Quote the entries in full, character for character, without their images.

....

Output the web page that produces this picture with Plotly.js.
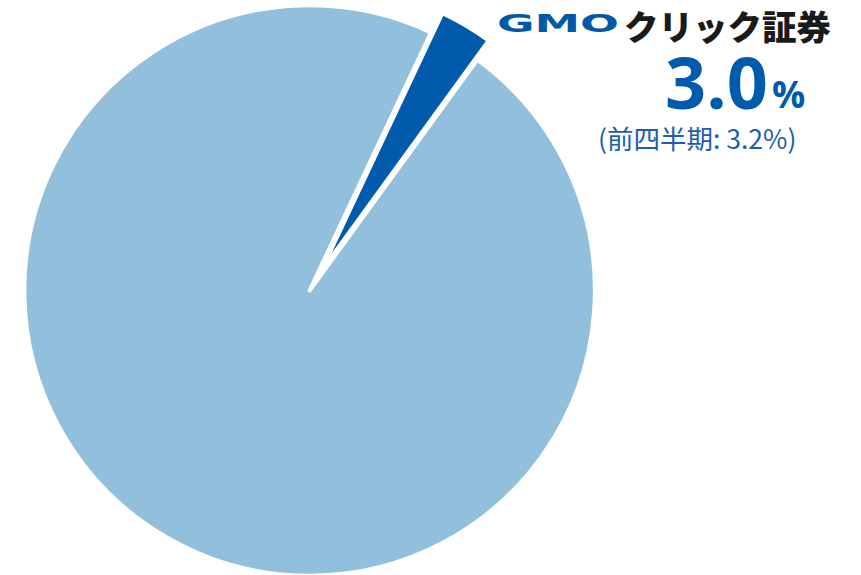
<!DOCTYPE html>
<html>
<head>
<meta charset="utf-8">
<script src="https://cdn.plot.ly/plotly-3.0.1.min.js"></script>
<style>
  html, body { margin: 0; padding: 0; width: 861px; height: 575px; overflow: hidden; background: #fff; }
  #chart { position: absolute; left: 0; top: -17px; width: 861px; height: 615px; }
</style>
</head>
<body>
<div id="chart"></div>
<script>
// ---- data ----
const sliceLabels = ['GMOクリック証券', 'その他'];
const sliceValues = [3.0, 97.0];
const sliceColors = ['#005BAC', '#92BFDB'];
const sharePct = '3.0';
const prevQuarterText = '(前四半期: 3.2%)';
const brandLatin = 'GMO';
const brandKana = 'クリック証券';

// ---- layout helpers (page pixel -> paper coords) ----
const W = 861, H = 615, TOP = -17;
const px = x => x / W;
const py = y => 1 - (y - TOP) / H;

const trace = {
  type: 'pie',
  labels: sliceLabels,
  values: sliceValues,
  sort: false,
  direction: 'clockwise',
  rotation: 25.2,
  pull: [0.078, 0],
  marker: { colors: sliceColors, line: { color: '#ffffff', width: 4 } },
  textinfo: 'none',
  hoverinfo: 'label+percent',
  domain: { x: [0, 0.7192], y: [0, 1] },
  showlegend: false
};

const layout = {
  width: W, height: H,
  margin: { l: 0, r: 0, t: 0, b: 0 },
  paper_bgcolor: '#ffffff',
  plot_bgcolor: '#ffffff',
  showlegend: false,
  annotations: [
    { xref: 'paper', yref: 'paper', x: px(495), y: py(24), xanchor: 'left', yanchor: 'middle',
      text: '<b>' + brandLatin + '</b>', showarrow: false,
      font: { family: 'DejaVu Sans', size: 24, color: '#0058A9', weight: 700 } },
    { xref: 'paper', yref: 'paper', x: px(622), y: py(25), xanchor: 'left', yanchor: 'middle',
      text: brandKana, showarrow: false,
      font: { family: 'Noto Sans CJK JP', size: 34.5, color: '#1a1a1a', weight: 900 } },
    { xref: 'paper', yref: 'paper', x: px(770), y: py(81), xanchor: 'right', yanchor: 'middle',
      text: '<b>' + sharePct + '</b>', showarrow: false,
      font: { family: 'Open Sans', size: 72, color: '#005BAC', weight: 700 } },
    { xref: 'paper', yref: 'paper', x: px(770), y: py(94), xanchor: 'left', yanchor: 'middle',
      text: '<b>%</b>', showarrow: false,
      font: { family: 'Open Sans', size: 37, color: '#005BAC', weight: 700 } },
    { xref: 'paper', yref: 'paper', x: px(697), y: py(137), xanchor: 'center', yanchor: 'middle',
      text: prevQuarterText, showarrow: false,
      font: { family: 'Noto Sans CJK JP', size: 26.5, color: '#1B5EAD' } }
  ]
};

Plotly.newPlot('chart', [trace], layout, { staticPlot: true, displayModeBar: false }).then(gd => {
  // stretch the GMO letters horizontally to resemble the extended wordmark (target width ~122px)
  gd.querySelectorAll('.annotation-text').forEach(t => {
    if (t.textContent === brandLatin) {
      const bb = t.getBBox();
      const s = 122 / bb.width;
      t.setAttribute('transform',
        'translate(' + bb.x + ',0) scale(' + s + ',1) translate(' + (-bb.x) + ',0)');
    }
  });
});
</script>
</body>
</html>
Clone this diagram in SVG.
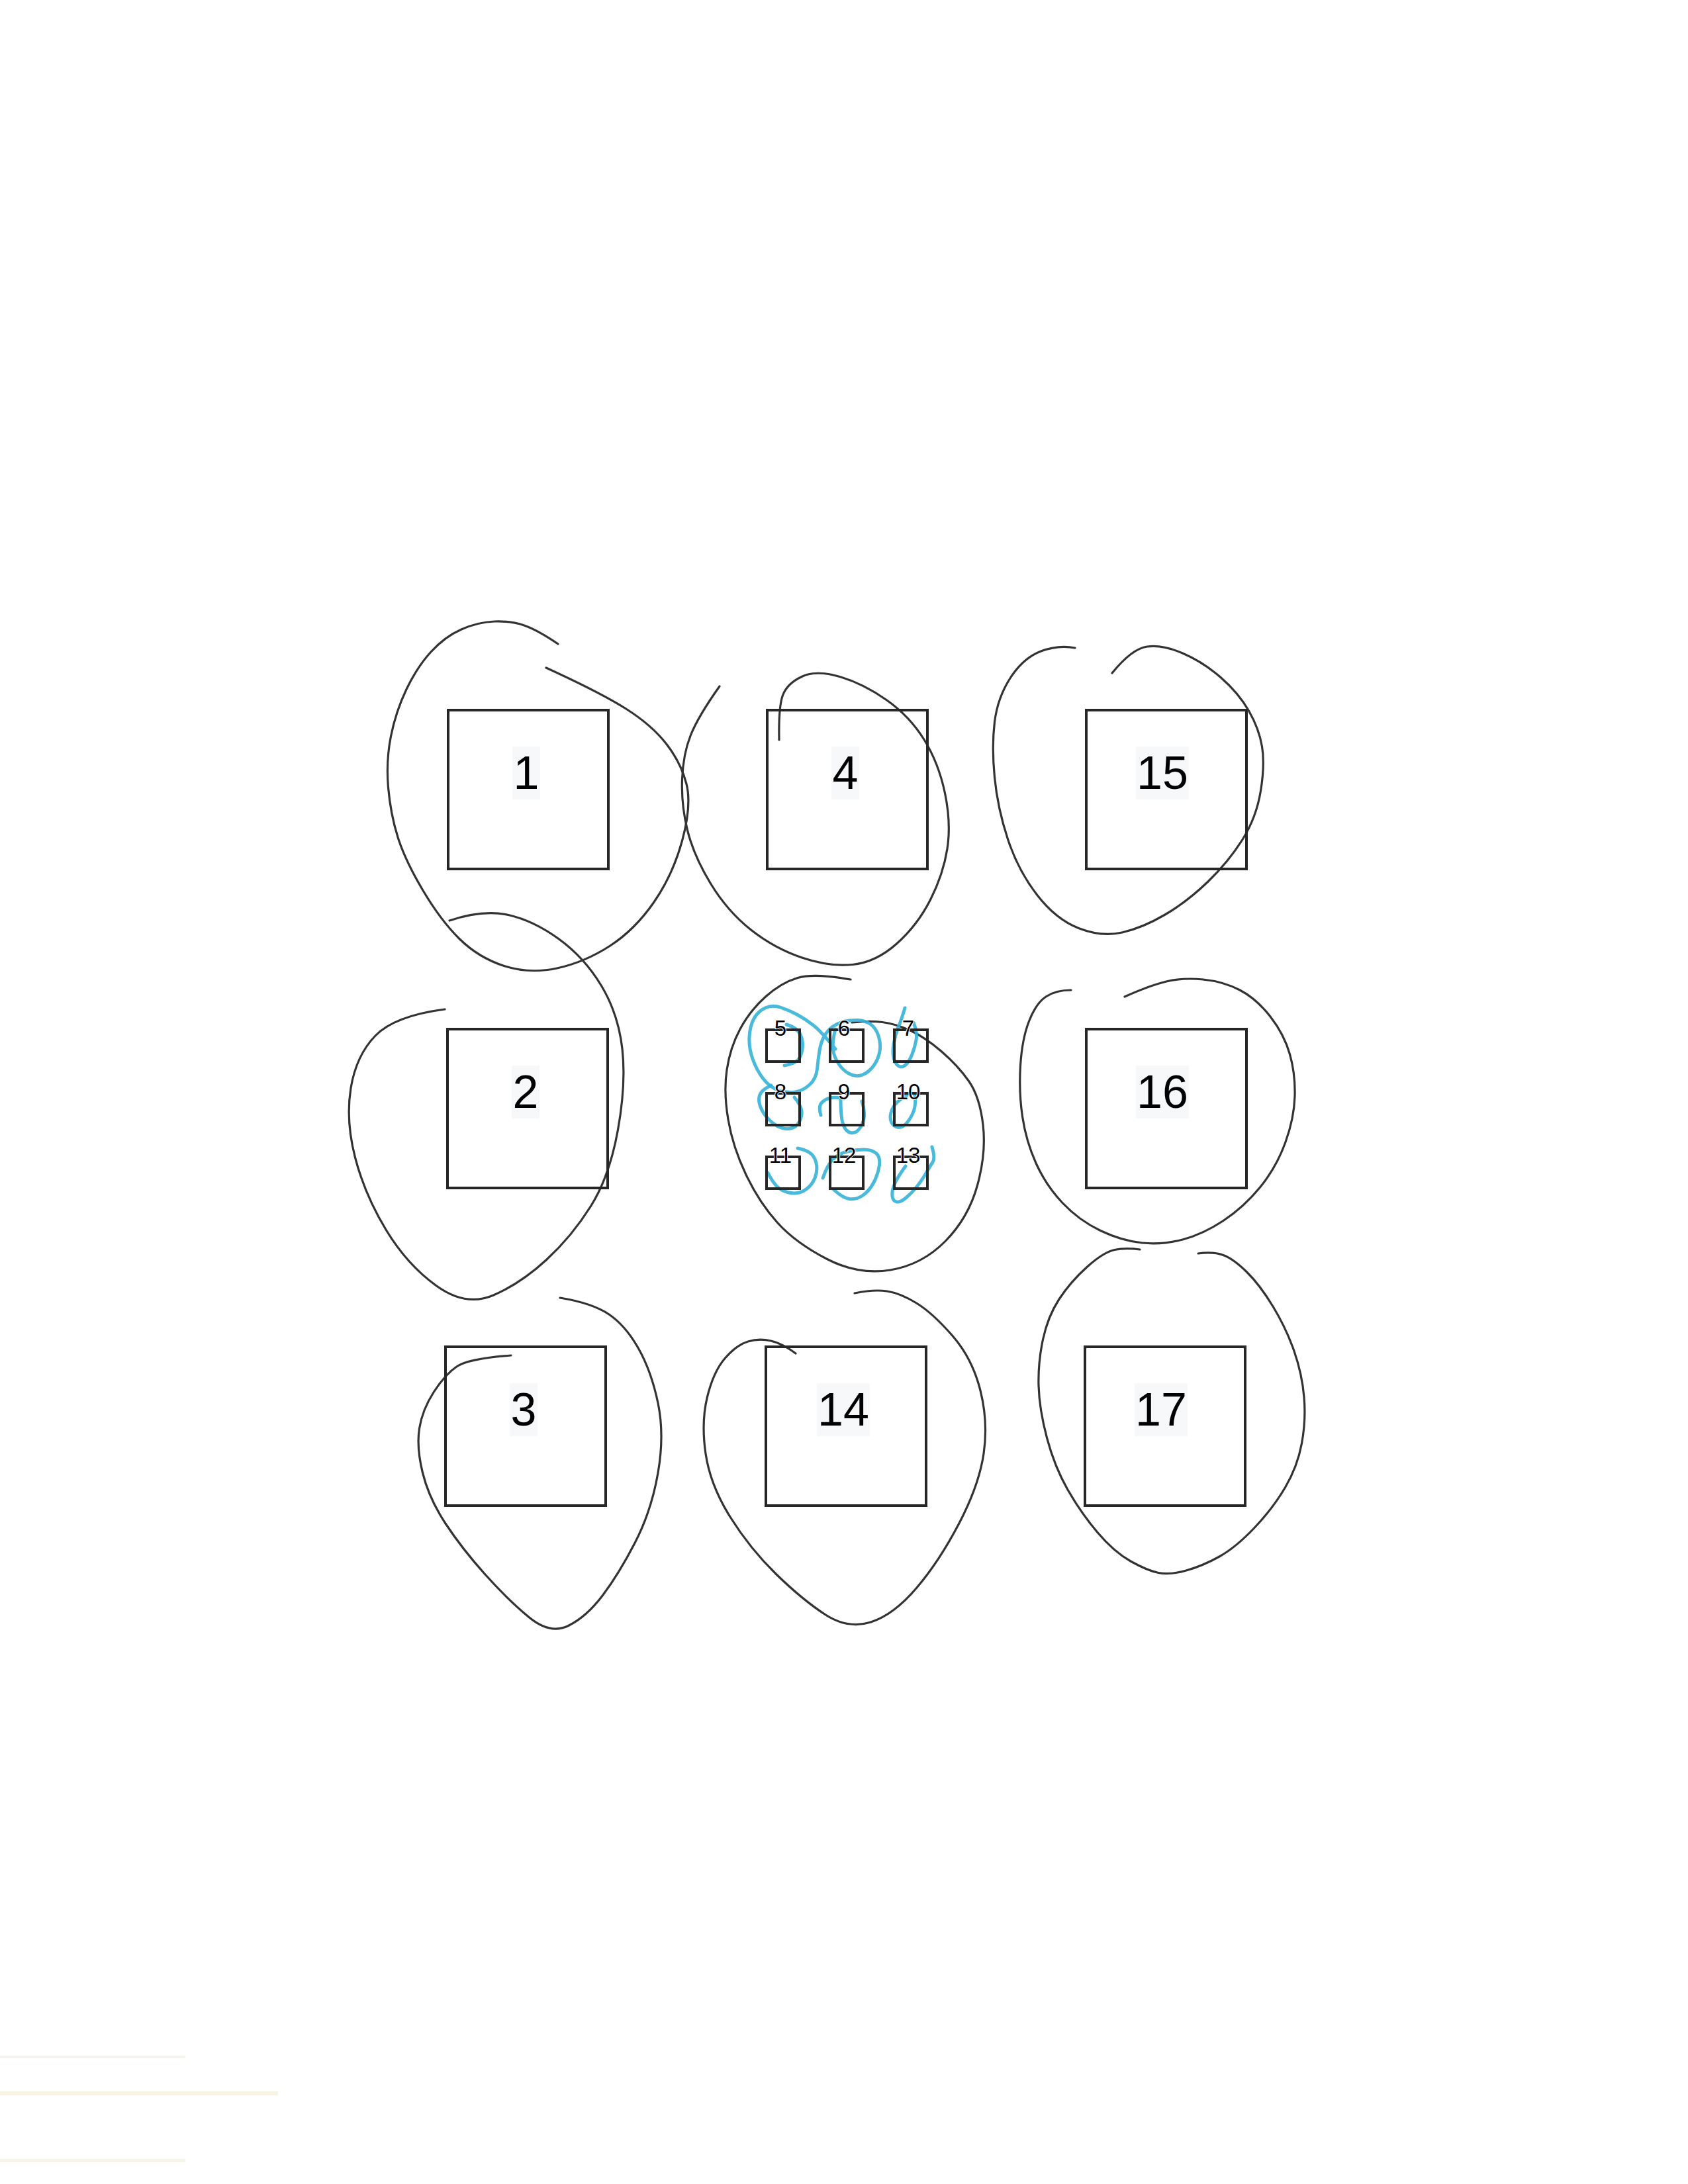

....

Task solution:
Output the web page that produces this picture with Plotly.js.
<!DOCTYPE html>
<html>
<head>
<meta charset="utf-8">
<script src="https://cdn.plot.ly/plotly-3.0.1.min.js"></script>
<style>
  html, body { margin: 0; padding: 0; width: 861px; height: 575px; overflow: hidden; background: #fff; }
  #chart { position: absolute; left: 0; top: -17px; width: 861px; height: 615px; }
</style>
</head>
<body>
<div id="chart"></div>
<script>
// ---- data ----
const sliceLabels = ['GMOクリック証券', 'その他'];
const sliceValues = [3.0, 97.0];
const sliceColors = ['#005BAC', '#92BFDB'];
const sharePct = '3.0';
const prevQuarterText = '(前四半期: 3.2%)';
const brandLatin = 'GMO';
const brandKana = 'クリック証券';

// ---- layout helpers (page pixel -> paper coords) ----
const W = 861, H = 615, TOP = -17;
const px = x => x / W;
const py = y => 1 - (y - TOP) / H;

const trace = {
  type: 'pie',
  labels: sliceLabels,
  values: sliceValues,
  sort: false,
  direction: 'clockwise',
  rotation: 25.2,
  pull: [0.078, 0],
  marker: { colors: sliceColors, line: { color: '#ffffff', width: 4 } },
  textinfo: 'none',
  hoverinfo: 'label+percent',
  domain: { x: [0, 0.7192], y: [0, 1] },
  showlegend: false
};

const layout = {
  width: W, height: H,
  margin: { l: 0, r: 0, t: 0, b: 0 },
  paper_bgcolor: '#ffffff',
  plot_bgcolor: '#ffffff',
  showlegend: false,
  annotations: [
    { xref: 'paper', yref: 'paper', x: px(495), y: py(24), xanchor: 'left', yanchor: 'middle',
      text: '<b>' + brandLatin + '</b>', showarrow: false,
      font: { family: 'DejaVu Sans', size: 24, color: '#0058A9', weight: 700 } },
    { xref: 'paper', yref: 'paper', x: px(622), y: py(25), xanchor: 'left', yanchor: 'middle',
      text: brandKana, showarrow: false,
      font: { family: 'Noto Sans CJK JP', size: 34.5, color: '#1a1a1a', weight: 900 } },
    { xref: 'paper', yref: 'paper', x: px(770), y: py(81), xanchor: 'right', yanchor: 'middle',
      text: '<b>' + sharePct + '</b>', showarrow: false,
      font: { family: 'Open Sans', size: 72, color: '#005BAC', weight: 700 } },
    { xref: 'paper', yref: 'paper', x: px(770), y: py(94), xanchor: 'left', yanchor: 'middle',
      text: '<b>%</b>', showarrow: false,
      font: { family: 'Open Sans', size: 37, color: '#005BAC', weight: 700 } },
    { xref: 'paper', yref: 'paper', x: px(697), y: py(137), xanchor: 'center', yanchor: 'middle',
      text: prevQuarterText, showarrow: false,
      font: { family: 'Noto Sans CJK JP', size: 26.5, color: '#1B5EAD' } }
  ]
};

Plotly.newPlot('chart', [trace], layout, { staticPlot: true, displayModeBar: false }).then(gd => {
  // stretch the GMO letters horizontally to resemble the extended wordmark (target width ~122px)
  gd.querySelectorAll('.annotation-text').forEach(t => {
    if (t.textContent === brandLatin) {
      const bb = t.getBBox();
      const s = 122 / bb.width;
      t.setAttribute('transform',
        'translate(' + bb.x + ',0) scale(' + s + ',1) translate(' + (-bb.x) + ',0)');
    }
  });
});
</script>
</body>
</html>
Clone this diagram in SVG.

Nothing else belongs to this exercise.